The port of Tabatinga, Brazil, which borders Leticia, Colombia. I flew to Leticia then boarded a boat here that took me 3 hrs upstream to a lodge on the Javari River.
A village along the Javari. If you zoom in on the sign, you'll see that Ms. Gonzalez thinks we should eat more beef. I think we can all get behind that.
I saw a lot of dolphins and monkeys during my week at the lodge, but they're almost impossible to capture on camera unless you're willing to sit in a kayak all day and get eaten alive by mosquitoes. So here's my most interesting shot of the jungle.
I rode a cargo boat like this one (I was on the Maria Monteiro II) after the lodge from Tabatinga to Manaus, Brazil.
There were a few private cabins on my boat, but I opted for a hammock like most of the other passengers. We made seven stops along the way, and at one point the decks got twice as crowded as in this picture.
The standard boat breakfast
Most of the cargo we carried was empty beer cans to be recycled in Manaus
Trying to survive the heat and bugs.
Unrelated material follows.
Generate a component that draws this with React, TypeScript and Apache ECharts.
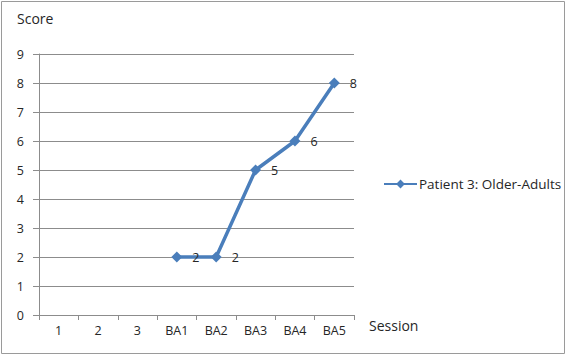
import React, { useEffect, useRef } from "react";
import * as echarts from "echarts";

const sessions = ["1", "2", "3", "BA1", "BA2", "BA3", "BA4", "BA5"];
const scores: (number | null)[] = [null, null, null, 2, 2, 5, 6, 8];
const seriesName = "Patient 3: Older-Adults";

const FONT = "'Open Sans', 'Noto Sans', sans-serif";
const GRID_GRAY = "#8c8c8c";
const TEXT = "#262626";
const BLUE = "#4a7ebb";

export default function App() {
  const ref = useRef<HTMLDivElement>(null);

  useEffect(() => {
    if (!ref.current) return;
    const chart = echarts.init(ref.current, undefined, { renderer: "svg" });
    chart.setOption({
      animation: false,
      backgroundColor: "#ffffff",
      textStyle: { fontFamily: FONT },
      grid: { left: 39, right: 213, top: 54, bottom: 41, containLabel: false },
      legend: {
        data: [seriesName],
        left: 378,
        top: 172,
        itemWidth: 33,
        itemHeight: 11,
        textStyle: { fontFamily: FONT, fontSize: 13.5, color: TEXT, padding: [0, 0, 0, -3] },
      },
      xAxis: {
        type: "category",
        data: sessions,
        boundaryGap: true,
        axisLine: { lineStyle: { color: GRID_GRAY, width: 1 } },
        axisTick: { show: true, length: 5, inside: false, lineStyle: { color: GRID_GRAY } },
        axisLabel: { color: TEXT, fontSize: 12.5, fontFamily: FONT, margin: 9 },
        splitLine: { show: false },
      },
      yAxis: {
        type: "value",
        min: 0,
        max: 9,
        interval: 1,
        axisLine: { show: true, lineStyle: { color: GRID_GRAY, width: 1 } },
        axisTick: { show: true, length: 6, lineStyle: { color: GRID_GRAY } },
        axisLabel: { color: TEXT, fontSize: 12.5, fontFamily: FONT, margin: 15 },
        splitLine: { show: true, lineStyle: { color: GRID_GRAY, width: 1 } },
      },
      series: [
        {
          name: seriesName,
          type: "line",
          data: scores,
          connectNulls: false,
          symbol: "diamond",
          symbolSize: 11,
          lineStyle: { color: BLUE, width: 3.5 },
          itemStyle: { color: BLUE },
          label: {
            show: true,
            position: "right",
            distance: 10,
            color: TEXT,
            fontSize: 12.5,
            fontFamily: FONT,
          },
        },
      ],
      graphic: [
        {
          type: "rect",
          shape: { x: 1.5, y: 1.5, width: 563, height: 352 },
          style: { fill: "none", stroke: "#9a9a9a", lineWidth: 1 },
          silent: true,
        },
        {
          type: "text",
          left: 17,
          top: 11,
          style: { text: "Score", fontSize: 14, fontFamily: FONT, fill: TEXT },
        },
        {
          type: "text",
          left: 369,
          top: 318,
          style: { text: "Session", fontSize: 14, fontFamily: FONT, fill: TEXT },
        },
      ],
    });
    return () => chart.dispose();
  }, []);

  return (
    <div
      ref={ref}
      style={{ position: "fixed", left: 0, top: 0, width: 567, height: 356 }}
    />
  );
}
Taken near the city of São Paulo de Olivença.
The night sky from the river
This is where the Black and Solimões Rivers meet and become the Amazon. Manaus is in the distance. Travel time from Tabatinga was four days.
Approaching Manaus. This city in the middle of the jungle doesn't look big, but 2.5 million people live here.
These are fillets of pirarcu, a fish native to the Amazon that breathes air 😳. Taken at the Manaus Municipal Market.
The Amazon Theatre in downtown Manaus
The theater is a relic of Brazil's rubber boom during the Industrial Revolution. Once the country's wealthiest city, Manaus fell into decline when the rubber tree seed was "smuggled" (as stated in some accounts) to Southeast Asia.